Operating activities include items such as cash collected from customers, cash paid to suppliers, and cash paid to employees.
Investing activities include items such as cash received from the sale of investments and cash paid for the purchase of new investments.
Financing activities include items such as cash received from issuing new debt, and cash paid to repay outstanding debt.
Once all major cash inflows and outflows have been accounted for, the net change in cash for the period is calculated; which is the difference between the cash inflows from operating activities and the cash outflows from the operating activities.
The direct method is the most straightforward way to prepare a cash flow statement because it simply lists all of the cash inflows and outflows for the period in question. This information can be gleaned from a company’s accounting records.
Cash Flow Statement Positive and Negative
A cash flow statement could be positive or negative, depending on the difference between the cash inflows and outflows; the difference between the two determines whether a company can operate in the short or long term. A positive cash flow shows the company is solvent and can grow its operations.
Positive cash flows
A positive cash flow simply means there is an inflow of cash than an outflow.
Positive cash flow from operations
Positive cash flow from operating activities simply means the core activities of the business are generating more cash than it is spending. This is good and investors would prefer such companies. However, you should also note that a business can still have a positive cash flow from operations and still not be profitable. Cash flow statements do not report profitability but rather the movement of CASH in and out of the business over a period of time (accounting period).
Positive cash flow from investing activities
A positive investing cash flow means the company is generating cash from investments (gains) or cash is received from the sale of property, plant, or equipment.
Though a positive cash flow from investing activities is good, it is not the main activity of the business and should not be the major source of cash; investors would prefer a company to generate cash through the main activities (operating section of the cash flow statement).
Positive cash flow from financing activities
Positive financing cash flow means cash is generated from the sale of equity (shares), taking loans, or the company may not have paid dividends during the accounting period or does not pay dividends at all.
The reason for a positive cash flow from financing activities will determine whether it is good or bad. For an investor looking for income stocks, a positive cash flow from financing activities arising as a result of a lack of dividends payment shows it is the right company.
Negative cash flow
A negative cash flow means there is more cash being spent than cash being received. It is not a measure of profitability, hence a company can have a negative cash flow during an accounting period and still be profitable.
Negative cash flow from operations
A negative cash flow from operating activities means more cash is spent on the core activities of a business than the cash received from the same activities.
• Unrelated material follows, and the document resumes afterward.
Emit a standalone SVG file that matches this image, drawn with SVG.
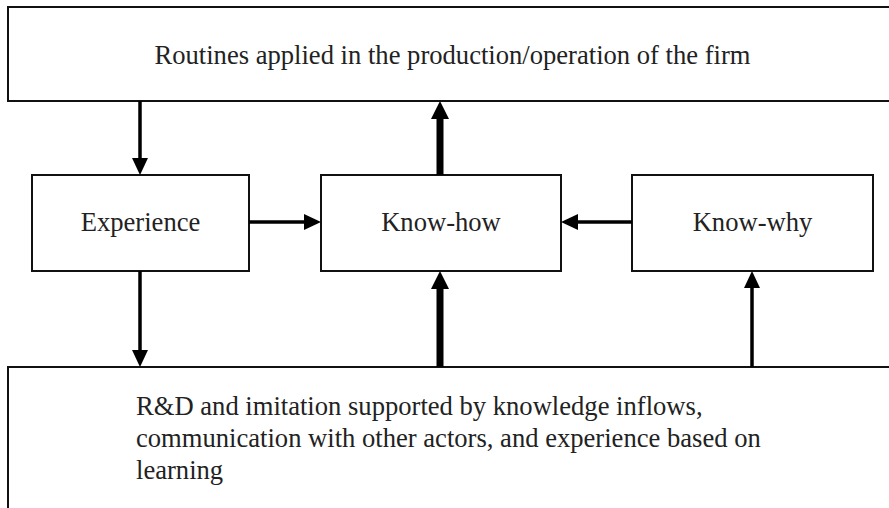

It doesn’t mean that the company is not generating sales from its products because the accounts receivable may be high (which shows sales were made but cash has not been received); this is the reason why the indirect method of preparing cash flow statement deducts account receivables and other non-cash items from the net income in other to arrive at the operating cash flow.
Therefore, a negative cash flow from operations could mean:
- more cash is used for paying salaries than cash received from other operational activities
- more cash is used for purchasing inventory than cash received from other operational activities
- sales are made but cash is yet to be received (high accounts receivable)
- low sales but more spending arising from other operating activities.
Negative cash flow from investing activities
A negative cash flow from investing activities of the cash flow statement means the business is spending more on investments or in the acquisition of property, plant, or equipment. This shows the firm is investing in growth. A negative investing cash flow could also mean that there are more losses from investments than gains. It is good that an investor checks for the reason of the negative cash flow.
Negative cash flow from financing activities
A negative financing cash flow means more money is spent on repaying debts, paying dividends, or buying back shares (stock buybacks).
A negative cash flow statement is not always bad because a company may be investing in research and development or may be spending money on growth. It is good to check multiple statements of cash flows to have a better understanding of the overall spending of a company.
It is also important to note that a negative cash flow does not mean the absence of profits.
Statement of cash flows importance
- To the company, the purpose of a statement of cash flow is to track the amount of cash that is coming into the company and the amount of cash leaving the company. That way, decisions can be made for improvement.
- The statement of cash flows is important in identifying any potential red flags that may be indicative of future financial problems.
- Investors can know if a company generates more revenue than its expenses. A company with more cash inflows than outflows would be attractive to investors. This is because a company may generate revenue but may not know how to manage it well (that is, it may have poor financial management). Hence the statement of cash flow shows how the cash is generated and how it is spent, to know if the finances were managed properly.
- Capital expenditures (CapEx), which is the fund used for purchasing, maintaining, and upgrading fixed assets such as property, equipment, land, etc. can be tracked using the cash flow statement.
- The value of the stocks of a company can be determined from the statement of cash flows.
- The cash flow statement shows the amount of money paid out as dividends. A company that is paying dividends would have a negative cash flow from financing.
- Creditors can check the cash flows from financing activities, if it is negative, one reason could be that the company is repaying loans.
- Another purpose of the statement of cash flow to investors is to show the money used for share buybacks. This shows the purchase of treasury stock.
Statement of Cash Flows vs Income Statement
There are a few key differences between a statement of cash flows and an income statement. The statement of cash flows focuses on cash inflows and outflows, while the income statement focuses on net income.
Another difference is that the statement of cash flows includes information on investments and financing activities, while the income statement does not.
The major difference between income statement and statement of cash flow is that the cash flow statement provides insights into a company’s liquidity and solvency, while the income statement provides insights into profitability.
Statement of Cash Flows vs Balance Sheet
The statement of cash flows reports on a company’s inflows and outflows of cash over a given period of time, while the balance sheet reports on a company’s assets, liabilities, and shareholder equity as of a given point in time.
The balance sheet focuses on assets and liabilities, while the cash flow statement focuses on actual cash movement. This means a statement of cash flows shows how cash has moved in and out of a company over a period of time, while a balance sheet shows what a company owns and owes at a specific point in time.